— begin —
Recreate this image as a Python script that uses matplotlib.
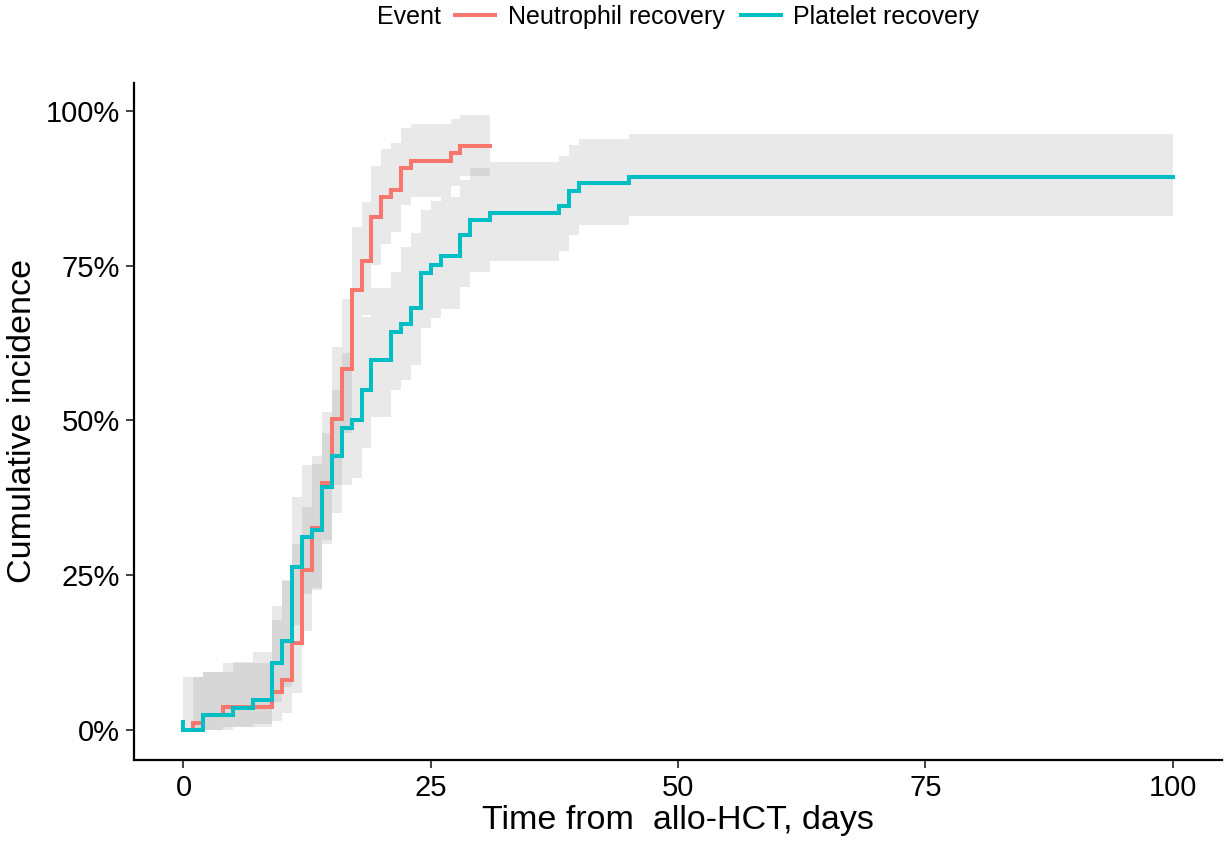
import matplotlib
matplotlib.use("Agg")
import matplotlib.pyplot as plt
from matplotlib.lines import Line2D
import numpy as np

plt.rcParams['font.family'] = ['Liberation Sans', 'DejaVu Sans']

# Cumulative incidence of neutrophil recovery (step start day, estimate %, 95% CI)
neu_days = [0, 1, 2, 4, 9, 10, 11, 12, 13, 14, 15, 16, 17, 18, 19, 20, 21, 22, 23, 27, 28]
neu_est = [0, 1.2, 2.4, 3.7, 6.2, 8.1, 14.0, 25.8, 32.6, 39.9, 50.2, 58.3, 71.0, 75.7,
           82.8, 86.1, 87.2, 90.8, 91.9, 93.2, 94.3]
neu_low = [0, 0, 0, 0.5, 1.5, 2.7, 6.0, 16.0, 22.6, 30.0, 39.6, 48.0, 62.2, 67.0,
           75.1, 78.5, 80.5, 84.8, 86.1, 87.9, 89.5]
neu_high = [0, 8.5, 9.4, 10.8, 20.0, 24.2, 30.0, 36.0, 43.0, 51.4, 61.9, 69.7, 81.3, 85.3,
            91.1, 93.8, 94.8, 97.2, 97.9, 98.7, 99.4]
neu_end = 31

# Cumulative incidence of platelet recovery
plt_days = [0, 0, 2, 5, 7, 9, 10, 11, 12, 13, 14, 15, 16, 17, 18, 19, 21, 22, 23, 24, 25,
            26, 28, 29, 31, 38, 39, 40, 45]
plt_est = [1.3, 0, 2.4, 3.6, 4.8, 10.8, 14.4, 26.4, 31.2, 32.3, 39.3, 44.3, 48.8, 50.1,
           54.9, 59.8, 64.3, 65.6, 68.1, 73.8, 75.1, 76.5, 80.0, 82.4, 83.5, 84.7, 87.0,
           88.3, 89.4]
plt_low = [0, 0, 0, 0.5, 1.0, 4.5, 7.0, 17.0, 22.0, 23.0, 30.7, 35.0, 39.6, 40.7, 45.5,
           50.5, 55.0, 56.5, 59.0, 65.0, 66.5, 68.0, 71.5, 74.0, 75.8, 77.3, 80.0, 81.6, 83.0]
plt_high = [8.6, 8.6, 9.4, 11.0, 12.6, 17.8, 24.0, 37.7, 42.8, 44.2, 48.0, 55.0, 60.9,
            62.2, 66.7, 71.4, 74.0, 78.0, 80.3, 84.0, 85.5, 86.1, 88.9, 90.8, 91.8, 92.7,
            94.5, 95.4, 96.3]
plt_end = 100

series = [
    ("Neutrophil recovery", "#F8766D", neu_days, neu_est, neu_low, neu_high, neu_end),
    ("Platelet recovery", "#00BFC4", plt_days, plt_est, plt_low, plt_high, plt_end),
]

fig = plt.figure(figsize=(12.25, 8.42), dpi=100)
ax = fig.add_axes([0.1094, 0.0974, 0.8882, 0.8044])

# confidence bands first, then curves on top
for name, color, d, e, lo, hi, end in series:
    x = list(d) + [end]
    ax.fill_between(x, list(lo) + [lo[-1]], list(hi) + [hi[-1]], step='post',
                    facecolor='grey', alpha=0.17, linewidth=0)

handles = []
for name, color, d, e, lo, hi, end in series:
    x = list(d) + [end]
    y = list(e) + [e[-1]]
    ax.step(x, y, where='post', color=color, lw=2.9, solid_joinstyle='miter')
    handles.append(Line2D([], [], color=color, lw=2.9))

ax.set_xlim(-5, 105)
ax.set_ylim(-4.85, 104.57)
ax.set_xticks([0, 25, 50, 75, 100])
ax.set_yticks([0, 25, 50, 75, 100])
ax.set_yticklabels([f"{v}%" for v in [0, 25, 50, 75, 100]])
ax.tick_params(axis='both', labelsize=21, length=6, width=1.3, color='#333333',
               labelcolor='black', pad=4)
for s in ['top', 'right']:
    ax.spines[s].set_visible(False)
for s in ['left', 'bottom']:
    ax.spines[s].set_linewidth(1.6)
    ax.spines[s].set_color('black')

ax.set_xlabel("Time from  allo-HCT, days", fontsize=24.5, labelpad=2)
ax.set_ylabel("Cumulative incidence", fontsize=24.5, labelpad=6)

fig.text(377 / 1225, 1 - 17 / 842, "Event", fontsize=18, ha='left', va='center')
fig.legend(handles, [s[0] for s in series], loc='center', ncol=2,
           bbox_to_anchor=(717 / 1225, 1 - 17 / 842), frameon=False, fontsize=18,
           handlelength=1.6, handletextpad=0.5, columnspacing=0.65, borderpad=0,
           borderaxespad=0)

fig.savefig("out.png", dpi=100)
— end —
#### INSTRUCTIONS TO FOLLOW
Omitting all images, print the listing exactly.

#### WORKED ANSWER
Recreate this image as a Python script that uses matplotlib.
import matplotlib
matplotlib.use("Agg")
import matplotlib.pyplot as plt
from matplotlib.lines import Line2D
import numpy as np

plt.rcParams['font.family'] = ['Liberation Sans', 'DejaVu Sans']

# Cumulative incidence of neutrophil recovery (step start day, estimate %, 95% CI)
neu_days = [0, 1, 2, 4, 9, 10, 11, 12, 13, 14, 15, 16, 17, 18, 19, 20, 21, 22, 23, 27, 28]
neu_est = [0, 1.2, 2.4, 3.7, 6.2, 8.1, 14.0, 25.8, 32.6, 39.9, 50.2, 58.3, 71.0, 75.7,
           82.8, 86.1, 87.2, 90.8, 91.9, 93.2, 94.3]
neu_low = [0, 0, 0, 0.5, 1.5, 2.7, 6.0, 16.0, 22.6, 30.0, 39.6, 48.0, 62.2, 67.0,
           75.1, 78.5, 80.5, 84.8, 86.1, 87.9, 89.5]
neu_high = [0, 8.5, 9.4, 10.8, 20.0, 24.2, 30.0, 36.0, 43.0, 51.4, 61.9, 69.7, 81.3, 85.3,
            91.1, 93.8, 94.8, 97.2, 97.9, 98.7, 99.4]
neu_end = 31

# Cumulative incidence of platelet recovery
plt_days = [0, 0, 2, 5, 7, 9, 10, 11, 12, 13, 14, 15, 16, 17, 18, 19, 21, 22, 23, 24, 25,
            26, 28, 29, 31, 38, 39, 40, 45]
plt_est = [1.3, 0, 2.4, 3.6, 4.8, 10.8, 14.4, 26.4, 31.2, 32.3, 39.3, 44.3, 48.8, 50.1,
           54.9, 59.8, 64.3, 65.6, 68.1, 73.8, 75.1, 76.5, 80.0, 82.4, 83.5, 84.7, 87.0,
           88.3, 89.4]
plt_low = [0, 0, 0, 0.5, 1.0, 4.5, 7.0, 17.0, 22.0, 23.0, 30.7, 35.0, 39.6, 40.7, 45.5,
           50.5, 55.0, 56.5, 59.0, 65.0, 66.5, 68.0, 71.5, 74.0, 75.8, 77.3, 80.0, 81.6, 83.0]
plt_high = [8.6, 8.6, 9.4, 11.0, 12.6, 17.8, 24.0, 37.7, 42.8, 44.2, 48.0, 55.0, 60.9,
            62.2, 66.7, 71.4, 74.0, 78.0, 80.3, 84.0, 85.5, 86.1, 88.9, 90.8, 91.8, 92.7,
            94.5, 95.4, 96.3]
plt_end = 100

series = [
    ("Neutrophil recovery", "#F8766D", neu_days, neu_est, neu_low, neu_high, neu_end),
    ("Platelet recovery", "#00BFC4", plt_days, plt_est, plt_low, plt_high, plt_end),
]

fig = plt.figure(figsize=(12.25, 8.42), dpi=100)
ax = fig.add_axes([0.1094, 0.0974, 0.8882, 0.8044])

# confidence bands first, then curves on top
for name, color, d, e, lo, hi, end in series:
    x = list(d) + [end]
    ax.fill_between(x, list(lo) + [lo[-1]], list(hi) + [hi[-1]], step='post',
                    facecolor='grey', alpha=0.17, linewidth=0)

handles = []
for name, color, d, e, lo, hi, end in series:
    x = list(d) + [end]
    y = list(e) + [e[-1]]
    ax.step(x, y, where='post', color=color, lw=2.9, solid_joinstyle='miter')
    handles.append(Line2D([], [], color=color, lw=2.9))

ax.set_xlim(-5, 105)
ax.set_ylim(-4.85, 104.57)
ax.set_xticks([0, 25, 50, 75, 100])
ax.set_yticks([0, 25, 50, 75, 100])
ax.set_yticklabels([f"{v}%" for v in [0, 25, 50, 75, 100]])
ax.tick_params(axis='both', labelsize=21, length=6, width=1.3, color='#333333',
               labelcolor='black', pad=4)
for s in ['top', 'right']:
    ax.spines[s].set_visible(False)
for s in ['left', 'bottom']:
    ax.spines[s].set_linewidth(1.6)
    ax.spines[s].set_color('black')

ax.set_xlabel("Time from  allo-HCT, days", fontsize=24.5, labelpad=2)
ax.set_ylabel("Cumulative incidence", fontsize=24.5, labelpad=6)

fig.text(377 / 1225, 1 - 17 / 842, "Event", fontsize=18, ha='left', va='center')
fig.legend(handles, [s[0] for s in series], loc='center', ncol=2,
           bbox_to_anchor=(717 / 1225, 1 - 17 / 842), frameon=False, fontsize=18,
           handlelength=1.6, handletextpad=0.5, columnspacing=0.65, borderpad=0,
           borderaxespad=0)

fig.savefig("out.png", dpi=100)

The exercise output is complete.